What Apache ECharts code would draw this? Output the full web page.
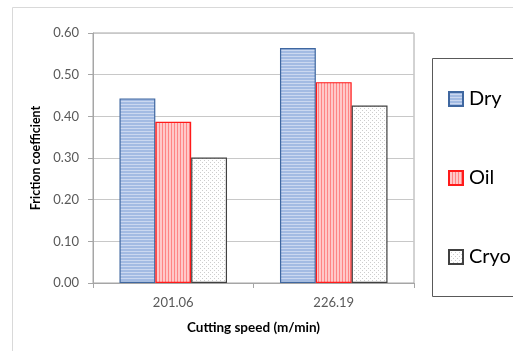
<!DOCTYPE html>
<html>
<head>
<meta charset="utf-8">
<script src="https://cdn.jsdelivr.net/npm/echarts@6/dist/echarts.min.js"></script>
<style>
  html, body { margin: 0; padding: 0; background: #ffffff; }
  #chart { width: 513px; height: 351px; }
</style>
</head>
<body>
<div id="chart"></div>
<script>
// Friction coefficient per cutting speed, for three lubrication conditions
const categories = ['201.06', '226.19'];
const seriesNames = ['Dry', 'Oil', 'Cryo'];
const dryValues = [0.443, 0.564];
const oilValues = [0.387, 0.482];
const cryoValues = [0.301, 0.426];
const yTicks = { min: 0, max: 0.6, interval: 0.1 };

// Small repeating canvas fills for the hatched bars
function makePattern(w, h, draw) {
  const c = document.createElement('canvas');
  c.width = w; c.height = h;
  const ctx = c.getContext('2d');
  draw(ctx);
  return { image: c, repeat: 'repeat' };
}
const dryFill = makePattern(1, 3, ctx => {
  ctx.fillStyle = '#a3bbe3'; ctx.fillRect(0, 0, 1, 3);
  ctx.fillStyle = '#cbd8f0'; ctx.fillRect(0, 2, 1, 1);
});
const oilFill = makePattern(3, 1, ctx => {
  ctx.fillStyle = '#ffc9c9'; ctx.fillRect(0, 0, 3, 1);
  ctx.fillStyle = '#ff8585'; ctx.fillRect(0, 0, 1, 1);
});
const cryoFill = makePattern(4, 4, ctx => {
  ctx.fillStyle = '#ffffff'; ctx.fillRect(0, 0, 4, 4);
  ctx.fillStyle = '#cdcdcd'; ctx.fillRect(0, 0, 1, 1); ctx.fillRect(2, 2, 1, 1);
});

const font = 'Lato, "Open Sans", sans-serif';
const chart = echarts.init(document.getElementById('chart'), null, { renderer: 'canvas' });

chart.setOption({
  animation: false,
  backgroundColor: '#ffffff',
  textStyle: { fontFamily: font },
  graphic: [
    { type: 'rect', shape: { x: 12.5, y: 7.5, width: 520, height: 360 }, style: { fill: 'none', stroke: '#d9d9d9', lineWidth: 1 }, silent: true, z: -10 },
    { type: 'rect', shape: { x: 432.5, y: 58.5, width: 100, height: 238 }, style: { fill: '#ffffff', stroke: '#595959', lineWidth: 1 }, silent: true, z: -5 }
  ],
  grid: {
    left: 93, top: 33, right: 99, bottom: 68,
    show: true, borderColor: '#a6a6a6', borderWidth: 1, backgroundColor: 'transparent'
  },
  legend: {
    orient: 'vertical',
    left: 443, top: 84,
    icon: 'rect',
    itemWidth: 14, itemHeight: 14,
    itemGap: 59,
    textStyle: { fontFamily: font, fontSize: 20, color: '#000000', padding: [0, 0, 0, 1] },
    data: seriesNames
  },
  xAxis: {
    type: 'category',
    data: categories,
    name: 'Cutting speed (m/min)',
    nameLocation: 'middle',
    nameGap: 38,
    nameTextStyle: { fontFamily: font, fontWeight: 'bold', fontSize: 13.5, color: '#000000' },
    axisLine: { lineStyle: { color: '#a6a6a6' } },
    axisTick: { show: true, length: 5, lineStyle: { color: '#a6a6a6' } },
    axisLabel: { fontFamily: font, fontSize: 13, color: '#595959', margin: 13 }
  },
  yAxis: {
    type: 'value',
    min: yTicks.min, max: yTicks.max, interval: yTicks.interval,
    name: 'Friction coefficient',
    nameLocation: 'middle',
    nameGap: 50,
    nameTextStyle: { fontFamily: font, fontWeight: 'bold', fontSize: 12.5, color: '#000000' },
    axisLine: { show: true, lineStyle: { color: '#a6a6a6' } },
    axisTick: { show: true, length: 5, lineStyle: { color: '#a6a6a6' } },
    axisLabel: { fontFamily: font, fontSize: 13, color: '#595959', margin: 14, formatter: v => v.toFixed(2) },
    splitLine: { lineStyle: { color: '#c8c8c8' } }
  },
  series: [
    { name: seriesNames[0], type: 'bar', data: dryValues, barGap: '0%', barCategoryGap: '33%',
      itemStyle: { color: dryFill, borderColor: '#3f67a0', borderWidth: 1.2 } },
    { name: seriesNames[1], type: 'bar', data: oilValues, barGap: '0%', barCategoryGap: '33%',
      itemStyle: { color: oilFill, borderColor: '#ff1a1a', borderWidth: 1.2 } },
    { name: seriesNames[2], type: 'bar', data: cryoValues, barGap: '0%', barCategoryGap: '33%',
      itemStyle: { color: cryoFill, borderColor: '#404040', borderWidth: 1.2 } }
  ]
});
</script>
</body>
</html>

Brief: Set the listing down in full and exactly. Pictures within it should not appear in the copy.

Solution for this exercise:
What Apache ECharts code would draw this? Output the full web page.
<!DOCTYPE html>
<html>
<head>
<meta charset="utf-8">
<script src="https://cdn.jsdelivr.net/npm/echarts@6/dist/echarts.min.js"></script>
<style>
  html, body { margin: 0; padding: 0; background: #ffffff; }
  #chart { width: 513px; height: 351px; }
</style>
</head>
<body>
<div id="chart"></div>
<script>
// Friction coefficient per cutting speed, for three lubrication conditions
const categories = ['201.06', '226.19'];
const seriesNames = ['Dry', 'Oil', 'Cryo'];
const dryValues = [0.443, 0.564];
const oilValues = [0.387, 0.482];
const cryoValues = [0.301, 0.426];
const yTicks = { min: 0, max: 0.6, interval: 0.1 };

// Small repeating canvas fills for the hatched bars
function makePattern(w, h, draw) {
  const c = document.createElement('canvas');
  c.width = w; c.height = h;
  const ctx = c.getContext('2d');
  draw(ctx);
  return { image: c, repeat: 'repeat' };
}
const dryFill = makePattern(1, 3, ctx => {
  ctx.fillStyle = '#a3bbe3'; ctx.fillRect(0, 0, 1, 3);
  ctx.fillStyle = '#cbd8f0'; ctx.fillRect(0, 2, 1, 1);
});
const oilFill = makePattern(3, 1, ctx => {
  ctx.fillStyle = '#ffc9c9'; ctx.fillRect(0, 0, 3, 1);
  ctx.fillStyle = '#ff8585'; ctx.fillRect(0, 0, 1, 1);
});
const cryoFill = makePattern(4, 4, ctx => {
  ctx.fillStyle = '#ffffff'; ctx.fillRect(0, 0, 4, 4);
  ctx.fillStyle = '#cdcdcd'; ctx.fillRect(0, 0, 1, 1); ctx.fillRect(2, 2, 1, 1);
});

const font = 'Lato, "Open Sans", sans-serif';
const chart = echarts.init(document.getElementById('chart'), null, { renderer: 'canvas' });

chart.setOption({
  animation: false,
  backgroundColor: '#ffffff',
  textStyle: { fontFamily: font },
  graphic: [
    { type: 'rect', shape: { x: 12.5, y: 7.5, width: 520, height: 360 }, style: { fill: 'none', stroke: '#d9d9d9', lineWidth: 1 }, silent: true, z: -10 },
    { type: 'rect', shape: { x: 432.5, y: 58.5, width: 100, height: 238 }, style: { fill: '#ffffff', stroke: '#595959', lineWidth: 1 }, silent: true, z: -5 }
  ],
  grid: {
    left: 93, top: 33, right: 99, bottom: 68,
    show: true, borderColor: '#a6a6a6', borderWidth: 1, backgroundColor: 'transparent'
  },
  legend: {
    orient: 'vertical',
    left: 443, top: 84,
    icon: 'rect',
    itemWidth: 14, itemHeight: 14,
    itemGap: 59,
    textStyle: { fontFamily: font, fontSize: 20, color: '#000000', padding: [0, 0, 0, 1] },
    data: seriesNames
  },
  xAxis: {
    type: 'category',
    data: categories,
    name: 'Cutting speed (m/min)',
    nameLocation: 'middle',
    nameGap: 38,
    nameTextStyle: { fontFamily: font, fontWeight: 'bold', fontSize: 13.5, color: '#000000' },
    axisLine: { lineStyle: { color: '#a6a6a6' } },
    axisTick: { show: true, length: 5, lineStyle: { color: '#a6a6a6' } },
    axisLabel: { fontFamily: font, fontSize: 13, color: '#595959', margin: 13 }
  },
  yAxis: {
    type: 'value',
    min: yTicks.min, max: yTicks.max, interval: yTicks.interval,
    name: 'Friction coefficient',
    nameLocation: 'middle',
    nameGap: 50,
    nameTextStyle: { fontFamily: font, fontWeight: 'bold', fontSize: 12.5, color: '#000000' },
    axisLine: { show: true, lineStyle: { color: '#a6a6a6' } },
    axisTick: { show: true, length: 5, lineStyle: { color: '#a6a6a6' } },
    axisLabel: { fontFamily: font, fontSize: 13, color: '#595959', margin: 14, formatter: v => v.toFixed(2) },
    splitLine: { lineStyle: { color: '#c8c8c8' } }
  },
  series: [
    { name: seriesNames[0], type: 'bar', data: dryValues, barGap: '0%', barCategoryGap: '33%',
      itemStyle: { color: dryFill, borderColor: '#3f67a0', borderWidth: 1.2 } },
    { name: seriesNames[1], type: 'bar', data: oilValues, barGap: '0%', barCategoryGap: '33%',
      itemStyle: { color: oilFill, borderColor: '#ff1a1a', borderWidth: 1.2 } },
    { name: seriesNames[2], type: 'bar', data: cryoValues, barGap: '0%', barCategoryGap: '33%',
      itemStyle: { color: cryoFill, borderColor: '#404040', borderWidth: 1.2 } }
  ]
});
</script>
</body>
</html>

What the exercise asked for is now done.